Remember being a child and picking a dandelion that had gone to seed? What would you do? You’d blow it into the wind and make a wish. Provision Project likes to think of those seeds as seeds of hope. The women we serve need hope. They need financial relief. They need to know that someone cares about them and their fight and will help them get through it. They need Provision Project.
by Kristin Knerr
I am honored that Provision Project has asked me to tell my story. This project is very close to my heart, and it’s a privilege to be a part of this group of women who have inspired me and encouraged me so much.
I don’t want to tell the story of my diagnosis or my journey through the battlefield. My story is most likely much like yours. The devastating phone call, the destruction of body, mind, and spirit. The confusion, the sorrow, the suffering, the agonizing pain. The coming undone.
What I want is to give you the most valuable weapon you must have if you are to survive and move on again. I want to give you hope. I want you to know in your darkest and loneliest of hours, that you will come out the other side again. In the burning away of all that you are and possess, do not let go of your hope.
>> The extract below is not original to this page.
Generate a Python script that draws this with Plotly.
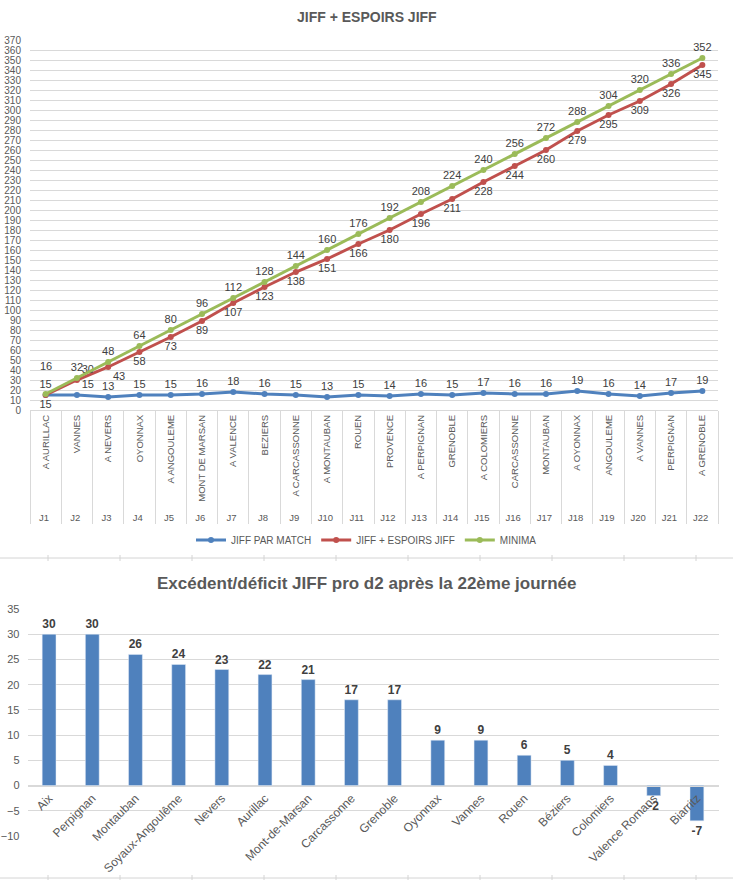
import plotly.graph_objects as go

# ---------------- data ----------------
journees = ["J%d" % i for i in range(1, 23)]
adversaires = ["A AURILLAC", "VANNES", "A NEVERS", "OYONNAX", "A ANGOULEME",
               "MONT DE MARSAN", "A VALENCE", "BEZIERS", "A CARCASSONNE",
               "A MONTAUBAN", "ROUEN", "PROVENCE", "A PERPIGNAN", "GRENOBLE",
               "A COLOMIERS", "CARCASSONNE", "MONTAUBAN", "A OYONNAX",
               "ANGOULEME", "A VANNES", "PERPIGNAN", "A GRENOBLE"]
jiff_par_match = [15, 15, 13, 15, 15, 16, 18, 16, 15, 13, 15, 14, 16, 15, 17, 16, 16, 19, 16, 14, 17, 19]
jiff_espoirs = [15, 30, 43, 58, 73, 89, 107, 123, 138, 151, 166, 180, 196, 211, 228, 244, 260, 279, 295, 309, 326, 345]
minima = [16, 32, 48, 64, 80, 96, 112, 128, 144, 160, 176, 192, 208, 224, 240, 256, 272, 288, 304, 320, 336, 352]

clubs = ["Aix", "Perpignan", "Montauban", "Soyaux-Angoulême", "Nevers", "Aurillac",
         "Mont-de-Marsan", "Carcassonne", "Grenoble", "Oyonnax", "Vannes", "Rouen",
         "Béziers", "Colomiers", "Valence Romans", "Biarritz"]
excedent = [30, 30, 26, 24, 23, 22, 21, 17, 17, 9, 9, 6, 5, 4, -2, -7]

# ---------------- layout helpers ----------------
W, H = 733, 880
def px_y(p):
    return (H - p) / H
def px_x(p):
    return p / W

FONT = "Liberation Sans"
GRID = "#d9d9d9"
TXT = "#595959"
LBL = "#404040"

BLUE = "#4F81BD"
RED = "#C0504D"
GREEN = "#9BBB59"

xcat = [journees, adversaires]

fig = go.Figure()

blue_pos = ["top center"] * len(journees)
blue_pos[1] = "top right"
red_pos = ["bottom center"] * len(journees)
red_pos[1] = "top right"
red_pos[2] = "bottom right"
green_pos = ["top center"] * len(journees)

fig.add_trace(go.Scatter(
    x=xcat, y=jiff_par_match, name="JIFF PAR MATCH", mode="lines+markers+text",
    line=dict(color=BLUE, width=3), marker=dict(size=6, color=BLUE),
    text=[str(v) for v in jiff_par_match], textposition=blue_pos,
    textfont=dict(family=FONT, size=11, color=LBL), cliponaxis=False,
    xaxis="x", yaxis="y"))
fig.add_trace(go.Scatter(
    x=xcat, y=jiff_espoirs, name="JIFF + ESPOIRS JIFF", mode="lines+markers+text",
    line=dict(color=RED, width=3), marker=dict(size=6, color=RED),
    text=[str(v) for v in jiff_espoirs], textposition=red_pos,
    textfont=dict(family=FONT, size=11, color=LBL), cliponaxis=False,
    xaxis="x", yaxis="y"))
green_text = [str(v) for v in minima]
green_text[0] = ""
fig.add_trace(go.Scatter(
    x=xcat, y=minima, name="MINIMA", mode="lines+markers+text",
    line=dict(color=GREEN, width=3), marker=dict(size=6, color=GREEN),
    text=green_text, textposition=green_pos,
    textfont=dict(family=FONT, size=11, color=LBL), cliponaxis=False,
    xaxis="x", yaxis="y"))

fig.add_trace(go.Bar(
    x=clubs, y=excedent, marker=dict(color=BLUE), showlegend=False,
    text=[str(v) for v in excedent], textposition="outside",
    textfont=dict(family=FONT, size=12, color=LBL, weight="bold"),
    cliponaxis=False, xaxis="x2", yaxis="y2"))

y1_dom = [px_y(410), px_y(40)]
y2_dom = [px_y(836), px_y(609)]
y2_range = [-10, 35]
zero_pos = y2_dom[0] + (0 - y2_range[0]) / (y2_range[1] - y2_range[0]) * (y2_dom[1] - y2_dom[0])

fig.update_layout(
    width=W, height=H, margin=dict(l=0, r=0, t=0, b=0, autoexpand=False),
    paper_bgcolor="white", plot_bgcolor="white",
    font=dict(family=FONT, size=11, color=TXT),
    xaxis=dict(domain=[px_x(30), px_x(718)], type="multicategory", anchor="y",
               range=[-0.5, len(journees) - 0.5], autorange=False,
               tickangle=-90, tickfont=dict(size=9.5, color=TXT), automargin=False,
               showdividers=True, dividercolor=GRID, dividerwidth=1,
               showline=True, linecolor=GRID, showgrid=False, ticks=""),
    yaxis=dict(domain=y1_dom, range=[0, 370], dtick=10, anchor="x", automargin=False,
               showgrid=True, gridcolor=GRID, zeroline=False, showline=False,
               tickfont=dict(size=10, color=TXT), ticks="", ticklabelstandoff=8),
    xaxis2=dict(domain=[px_x(27.5), px_x(718.5)], anchor="free", position=zero_pos,
                range=[-0.5, len(clubs) - 0.5], autorange=False,
                tickangle=-45, tickfont=dict(size=12, color=TXT), automargin=False,
                showline=True, linecolor=GRID, showgrid=False, ticks=""),
    yaxis2=dict(domain=y2_dom, range=y2_range, dtick=5, anchor="x2", automargin=False,
                showgrid=True, gridcolor=GRID, zeroline=False, showline=False,
                tickfont=dict(size=11, color=TXT), ticks="", ticklabelstandoff=7),
    bargap=0.68,
    legend=dict(orientation="h", x=0.5, xanchor="center", y=px_y(540), yanchor="middle",
                bgcolor="rgba(0,0,0,0)", font=dict(size=10, color=TXT),
                itemwidth=30, tracegroupgap=0),
    showlegend=True,
)

fig.add_annotation(x=0.5, y=px_y(17), xref="paper", yref="paper", yanchor="middle",
                   text="<b>JIFF + ESPOIRS JIFF</b>",
                   showarrow=False, font=dict(family=FONT, size=14, color=TXT))
fig.add_annotation(x=0.5, y=px_y(583), xref="paper", yref="paper", yanchor="middle",
                   text="<b>Excédent/déficit JIFF pro d2 après la 22ème journée</b>",
                   showarrow=False, font=dict(family=FONT, size=17, color=TXT))
# J1 minima label (lifted above the overlapping JIFF label)
fig.add_annotation(x=0, y=minima[0], xref="x", yref="y", text=str(minima[0]),
                   showarrow=False, yshift=28, font=dict(family=FONT, size=11, color=LBL))

# spreadsheet cell grid visible between and below the charts
for yy in (558, 878):
    fig.add_shape(type="line", xref="paper", yref="paper", x0=0, x1=1, y0=px_y(yy), y1=px_y(yy),
                  line=dict(color="#d4d4d4", width=1))
    for k in range(10):
        xx = 48 + 72 * k
        fig.add_shape(type="line", xref="paper", yref="paper", x0=px_x(xx), x1=px_x(xx),
                      y0=px_y(yy - 3), y1=px_y(yy + 3), line=dict(color="#d4d4d4", width=1))

fig.write_html("out.html", config={"displayModeBar": False},
               post_script="document.body.style.margin='0';")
The sun is going to shine, your hair is going to grow back, you will laugh out loud, and you will grow strong once again, I promise. I will never say, “Don’t give up,” because I did, one thousand times. Victory isn’t in the not giving up. It’s in the getting up, over and over again. I don’t recall ever thinking that cancer would be the death of me, but I certainly do remember thinking that despair would. Connect yourself to other survivors because they understand, and they need you to survive as well. I am here with you. My name is in the link here somewhere, and I want you to friend me or message me. Take my hand, I’ll go with you as far as I am able. When you want to give up, I’ll stand in the gap for you.
After I finished treatment, I was left with some significant physical disabilities. I was not able to walk very well and suffered a severe spinal cord injury. I would wake up in the mornings, and the first thought I would have was, “I can’t” and I would cry myself out of bed. It took almost two years to be able to walk normally and a lot of physical therapy, but here I am, on the other side.
A couple of months ago I had the opportunity to climb Mount Tetakawai located in Sonora, Mexico, surrounded by the Sea of Cortez. I was accompanied by my daughter, grandson, and a precious friend who has stayed with me through it all. Funny thing about mountains, they don’t look very intimidating when you see them from a distance. But when you stand at the base of them and look up, it appears insurmountable. I think being on the cancer battle field is a lot like climbing that mountain.
Mount Tetakawai isn’t an exceptionally large mountain, but it is technical and complicated. There are large sections of shale and slate with razor sharp edges. There are a few sections of rock that you can’t actually climb but can sort of throw your body over them. How did I climb that mountain? One rock at a time. I stopped and rested a few times, but I kept going. I came to a few spots that made me laugh because I knew there was no possible way I was strong enough to get through it, but I did. The love and encouragement from those that were with me got me over the top of several boulders. When I looked up at the mountain looming overhead, I knew I couldn’t do it, but when I looked at each rock as its own challenge, I knew I could do that. Let me tell you, the view from the top defies description. I was somehow changed inside, standing on the highest point, witnessing the way the ocean met the sky.
Keep going. Keep reaching up and forward, and keep your eyes on the little obstacles in front of you because before you know it, you will be at the top without even knowing how you really got there. Be courageous, be fierce, and most of all, be full of hope.